_Records with drawing code_.
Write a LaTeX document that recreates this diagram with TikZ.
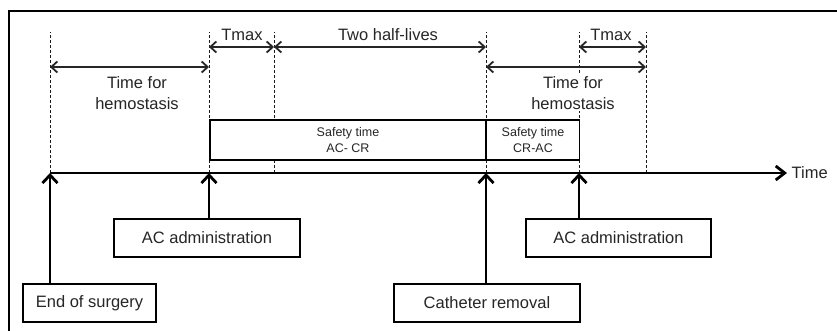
\documentclass[tikz,border=0pt]{standalone}
\usepackage{fontspec}
\setmainfont{Liberation Sans}
\usetikzlibrary{arrows.meta}

\begin{document}
\begin{tikzpicture}[x=1pt, y=-1pt,
    guide/.style={densely dashed, line width=1pt, black!90},
    span/.style={{Straight Barb[length=6pt,width=11pt]}-{Straight Barb[length=6pt,width=11pt]}, line width=1.8pt, black!85},
    event/.style={-{Straight Barb[length=8pt,width=15pt]}, line width=2.8pt},
    eventbox/.style={draw, fill=white, line width=1.1pt, minimum height=38pt, font=\fontsize{16.5}{19}\selectfont, text=black!85},
    safebox/.style={draw, fill=white, line width=1.1pt, minimum height=40pt, align=center, font=\fontsize{12.5}{15.5}\selectfont, text=black!85},
    lbl/.style={font=\fontsize{16.5}{21}\selectfont, text=black!85, align=center}]
    \useasboundingbox (0,0) rectangle (837,331);
    \draw[line width=1.4pt] (837,11) -- (9,11) -- (9,331);

    % points on the time axis
    \coordinate (t0) at (50,173);
    \coordinate (t1) at (209,173);
    \coordinate (t2) at (274,173);
    \coordinate (t3) at (486,173);
    \coordinate (t4) at (579,173);
    \coordinate (t5) at (646,173);
    \coordinate (tend) at (787,173);
    \coordinate (row1) at (0,47);
    \coordinate (row2) at (0,67);

    \foreach \t in {t0,t1,t2,t3,t4,t5}
        \draw[guide] (\t) -- ++(0,-141);

    \draw[span] (t0 |- row2) -- (t1 |- row2);
    \draw[span] (t1 |- row1) -- (t2 |- row1);
    \draw[span] (t2 |- row1) -- (t3 |- row1);
    \draw[span] (t4 |- row1) -- (t5 |- row1);
    \draw[span] (t3 |- row2) -- (t5 |- row2);

    \node[lbl] (tmaxa) at (242,35) {Tmax};
    \node[lbl] (halves) at (388,35) {Two half-lives};
    \node[lbl] (tmaxb) at (611,35) {Tmax};
    \node[lbl, fill=white, inner sep=1pt] (hemoa) at (137,93) {Time for\\hemostasis};
    \node[lbl, fill=white, inner sep=1pt] (hemob) at (573,93) {Time for\\hemostasis};

    \node[safebox, minimum width=276pt] (accr) at (348,140) {Safety time\\AC- CR};
    \node[safebox, minimum width=93pt] (crac) at (533,140) {Safety time\\CR-AC};

    \draw[line width=2.8pt, -{Straight Barb[length=9pt,width=14pt]}] (t0) -- (tend)
        node[right, lbl] (timelbl) {Time};

    \node[eventbox, minimum width=133pt] (surgery) at (89.5,303) {End of surgery};
    \node[eventbox, minimum width=186pt] (acfirst) at (207,238) {AC administration};
    \node[eventbox, minimum width=186pt] (removal) at (487,303) {Catheter removal};
    \node[eventbox, minimum width=185pt] (acsecond) at (618.5,238) {AC administration};

    \draw[event] (t0 |- surgery.north) -- (t0);
    \draw[event] (t1 |- acfirst.north) -- (t1);
    \draw[event] (t3 |- removal.north) -- (t3);
    \draw[event] (t4 |- acsecond.north) -- (t4);
\end{tikzpicture}
\end{document}
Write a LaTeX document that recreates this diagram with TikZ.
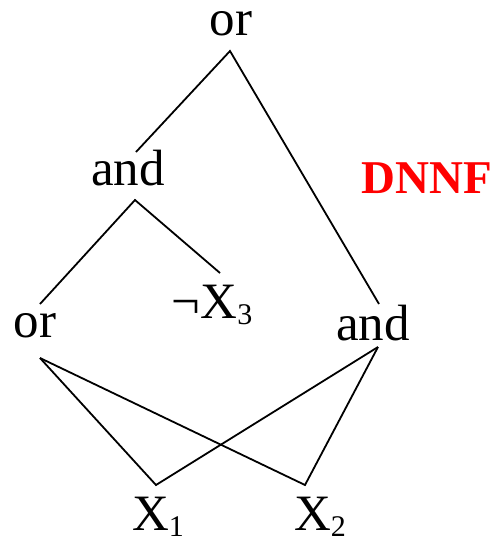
\documentclass[tikz,border=0pt]{standalone}
\usepackage{xcolor}
\usepackage{fontspec}
\setmainfont{Liberation Serif}
\usepackage{tikz}

\newcommand{\lowidx}[1]{\raisebox{-6pt}{\fontsize{30}{30}\selectfont #1}}

\begin{document}
\begin{tikzpicture}[x=1pt, y=-1pt, line width=1.8pt,
  lbl/.style={anchor=base, inner sep=0pt, font=\fontsize{51}{60}\selectfont}]

\useasboundingbox (0,0) rectangle (495,539);

% Knoten
\node[lbl] (or0) at (231,35) {or};
\node[lbl] (and1) at (128,185) {and};
\node[lbl] (or2) at (35,337) {or};
\node[lbl] (nx3) at (212,318) {¬X\lowidx{3}};
\node[lbl] (and2) at (373,340) {and};
\node[lbl] (x1) at (158,530) {X\lowidx{1}};
\node[lbl] (x2) at (320,530) {X\lowidx{2}};

\node[anchor=base, inner sep=0pt, text=red,
  font=\fontsize{47}{56}\selectfont\bfseries] (dnnf) at (427,193) {DNNF};

% Anschlusspunkte
\coordinate (or0-s) at ([shift={(-1,16)}]or0.base);
\coordinate (and1-n) at ([shift={(8,-33)}]and1.base);
\coordinate (and1-s) at ([shift={(7,15)}]and1.base);
\coordinate (or2-n) at ([shift={(5,-33)}]or2.base);
\coordinate (or2-s) at ([shift={(5,21)}]or2.base);
\coordinate (nx3-n) at ([shift={(8,-45)}]nx3.base);
\coordinate (and2-n) at ([shift={(6,-36)}]and2.base);
\coordinate (and2-s) at ([shift={(5,7)}]and2.base);
\coordinate (x1-n) at ([shift={(-2,-45)}]x1.base);
\coordinate (x2-n) at ([shift={(-15,-45)}]x2.base);

% Kanten
\draw (and1-n) -- (or0-s) -- (and2-n);
\draw (or2-n) -- (and1-s) -- (nx3-n);
\draw (or2-s) -- (x1-n) -- (and2-s);
\draw (or2-s) -- (x2-n) -- (and2-s);

\end{tikzpicture}
\end{document}
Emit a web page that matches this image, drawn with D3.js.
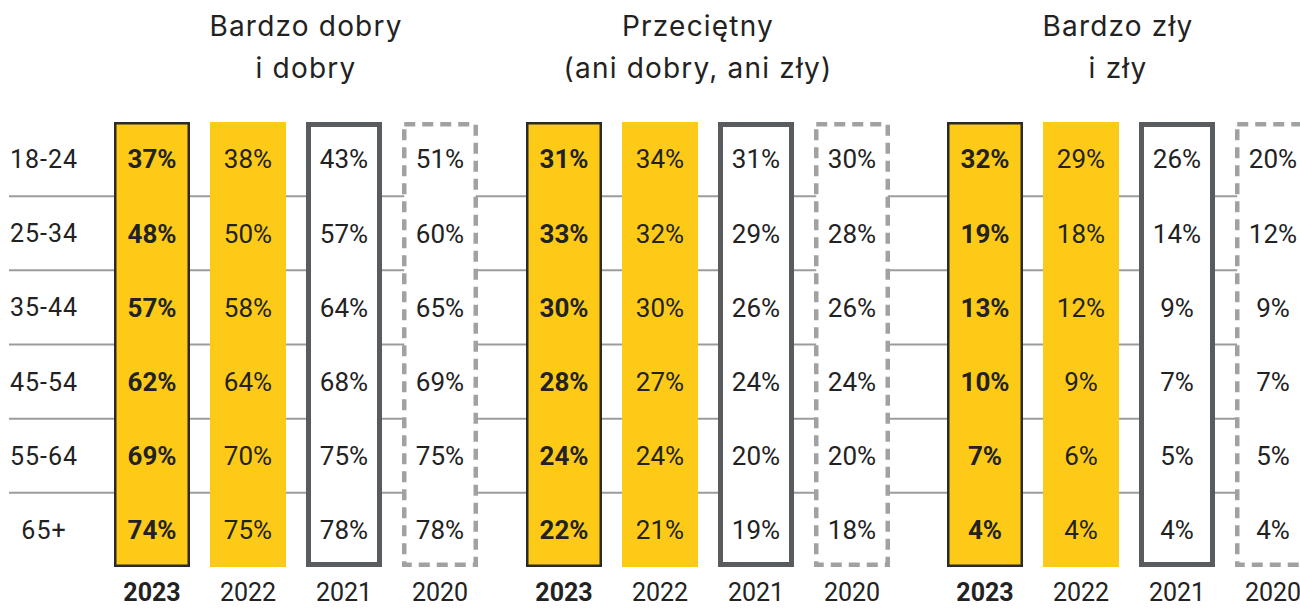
<!DOCTYPE html>
<html><head><meta charset="utf-8">
<script src="https://cdn.jsdelivr.net/npm/d3@7/dist/d3.min.js"></script>
<style>
html,body{margin:0;padding:0;background:#fff;}
svg{display:block;}
</style></head>
<body>
<svg id="chart" width="1300" height="608"></svg>
<script>
const groups = ["Bardzo dobry|i dobry", "Przeciętny|(ani dobry, ani zły)", "Bardzo zły|i zły"];
const years = ["2023", "2022", "2021", "2020"];
const ages = ["18-24", "25-34", "35-44", "45-54", "55-64", "65+"];

const good2023 = [37, 48, 57, 62, 69, 74];
const good2022 = [38, 50, 58, 64, 70, 75];
const good2021 = [43, 57, 64, 68, 75, 78];
const good2020 = [51, 60, 65, 69, 75, 78];

const avg2023 = [31, 33, 30, 28, 24, 22];
const avg2022 = [34, 32, 30, 27, 24, 21];
const avg2021 = [31, 29, 26, 24, 20, 19];
const avg2020 = [30, 28, 26, 24, 20, 18];

const bad2023 = [32, 19, 13, 10, 7, 4];
const bad2022 = [29, 18, 12, 9, 6, 4];
const bad2021 = [26, 14, 9, 7, 5, 4];
const bad2020 = [20, 12, 9, 7, 5, 4];

const values = [
  [good2023, good2022, good2021, good2020],
  [avg2023, avg2022, avg2021, avg2020],
  [bad2023, bad2022, bad2021, bad2020]
];

const svg = d3.select("#chart");
const NUMFONT = "Roboto, 'DejaVu Sans', sans-serif";
const TITLEFONT = "Inter, 'Open Sans', sans-serif";
const YELLOW = "#FDCB17";
const DARK = "#222222";

// layout
const x0 = d3.scaleOrdinal().domain(groups).range([114, 526, 947]);
const titleX = d3.scaleOrdinal().domain(groups).range([306, 698, 1118]);
const x1 = d3.scaleBand().domain(years).range([0, 364]).paddingInner(20 / 96).paddingOuter(0);
const y = d3.scaleBand().domain(ages).range([122, 567]).padding(0);

// row separator lines
const sep = ages.slice(1);
svg.append("g").selectAll("line").data(sep).join("line")
  .attr("x1", 9).attr("x2", 1300)
  .attr("y1", d => y(d)).attr("y2", d => y(d))
  .attr("stroke", "#9c9c9c").attr("stroke-width", 2);

// age labels
svg.append("g").selectAll("text").data(ages).join("text")
  .attr("x", 44).attr("y", d => y(d) + y.bandwidth() / 2)
  .attr("dy", "0.36em")
  .attr("text-anchor", "middle")
  .attr("font-family", NUMFONT).attr("font-size", 25)
  .attr("letter-spacing", "1px")
  .attr("fill", DARK)
  .text(d => d);

// titles
groups.forEach(g => {
  const lines = g.split("|");
  const cx = titleX(g);
  svg.append("text")
    .attr("x", cx).attr("y", 36)
    .attr("text-anchor", "middle")
    .attr("font-family", TITLEFONT).attr("font-size", 28).attr("font-weight", 400)
    .attr("letter-spacing", "1.2px")
    .attr("fill", DARK)
    .selectAll("tspan").data(lines).join("tspan")
    .attr("x", cx).attr("dy", (d, i) => i === 0 ? 0 : 42)
    .text(d => d);
});

const styles = {
  "2023": {fill: YELLOW, stroke: "#2a2a2a", sw: 2.5, dash: null, weight: 700, inset: 1.25},
  "2022": {fill: YELLOW, stroke: "none", sw: 0, dash: null, weight: 400, inset: 0},
  "2021": {fill: "#ffffff", stroke: "#585c5e", sw: 5, dash: null, weight: 400, inset: 2.5},
  "2020": {fill: "#ffffff", stroke: "#a0a2a2", sw: 4.5, dash: "11,7", weight: 400, inset: 2.25}
};

groups.forEach((g, gi) => {
  const gx = x0(g);
  const gg = svg.append("g").attr("transform", `translate(${gx},0)`);

  years.forEach((yr, yi) => {
    const s = styles[yr];
    const bx = x1(yr);
    gg.append("rect")
      .attr("x", bx + s.inset).attr("y", y.range()[0] + s.inset)
      .attr("width", x1.bandwidth() - 2 * s.inset)
      .attr("height", y.range()[1] - y.range()[0] - 2 * s.inset)
      .attr("fill", s.fill)
      .attr("stroke", s.stroke)
      .attr("stroke-width", s.sw)
      .attr("stroke-dasharray", s.dash);

    const vals = values[gi][yi];
    gg.append("g").selectAll("text").data(vals).join("text")
      .attr("x", bx + x1.bandwidth() / 2)
      .attr("y", (d, i) => y(ages[i]) + y.bandwidth() / 2)
      .attr("dy", "0.36em")
      .attr("text-anchor", "middle")
      .attr("font-family", NUMFONT).attr("font-size", 26)
      .attr("font-weight", s.weight)
      .attr("fill", DARK)
      .text(d => d + "%");

    gg.append("text")
      .attr("x", bx + x1.bandwidth() / 2).attr("y", 601)
      .attr("text-anchor", "middle")
      .attr("font-family", NUMFONT).attr("font-size", 25)
      .attr("font-weight", yr === "2023" ? 700 : 400)
      .attr("fill", DARK)
      .text(yr);
  });
});
</script>
</body></html>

_WORK TO BE COMPLETED_. Only the lines from the start of the records to the line with "(t5 |- row2);" belong in the copy. Print them exactly, minus pictures.

_ANSWER TO THE PROBLEM_.
Write a LaTeX document that recreates this diagram with TikZ.
\documentclass[tikz,border=0pt]{standalone}
\usepackage{fontspec}
\setmainfont{Liberation Sans}
\usetikzlibrary{arrows.meta}

\begin{document}
\begin{tikzpicture}[x=1pt, y=-1pt,
    guide/.style={densely dashed, line width=1pt, black!90},
    span/.style={{Straight Barb[length=6pt,width=11pt]}-{Straight Barb[length=6pt,width=11pt]}, line width=1.8pt, black!85},
    event/.style={-{Straight Barb[length=8pt,width=15pt]}, line width=2.8pt},
    eventbox/.style={draw, fill=white, line width=1.1pt, minimum height=38pt, font=\fontsize{16.5}{19}\selectfont, text=black!85},
    safebox/.style={draw, fill=white, line width=1.1pt, minimum height=40pt, align=center, font=\fontsize{12.5}{15.5}\selectfont, text=black!85},
    lbl/.style={font=\fontsize{16.5}{21}\selectfont, text=black!85, align=center}]
    \useasboundingbox (0,0) rectangle (837,331);
    \draw[line width=1.4pt] (837,11) -- (9,11) -- (9,331);

    % points on the time axis
    \coordinate (t0) at (50,173);
    \coordinate (t1) at (209,173);
    \coordinate (t2) at (274,173);
    \coordinate (t3) at (486,173);
    \coordinate (t4) at (579,173);
    \coordinate (t5) at (646,173);
    \coordinate (tend) at (787,173);
    \coordinate (row1) at (0,47);
    \coordinate (row2) at (0,67);

    \foreach \t in {t0,t1,t2,t3,t4,t5}
        \draw[guide] (\t) -- ++(0,-141);

    \draw[span] (t0 |- row2) -- (t1 |- row2);
    \draw[span] (t1 |- row1) -- (t2 |- row1);
    \draw[span] (t2 |- row1) -- (t3 |- row1);
    \draw[span] (t4 |- row1) -- (t5 |- row1);
    \draw[span] (t3 |- row2) -- (t5 |- row2);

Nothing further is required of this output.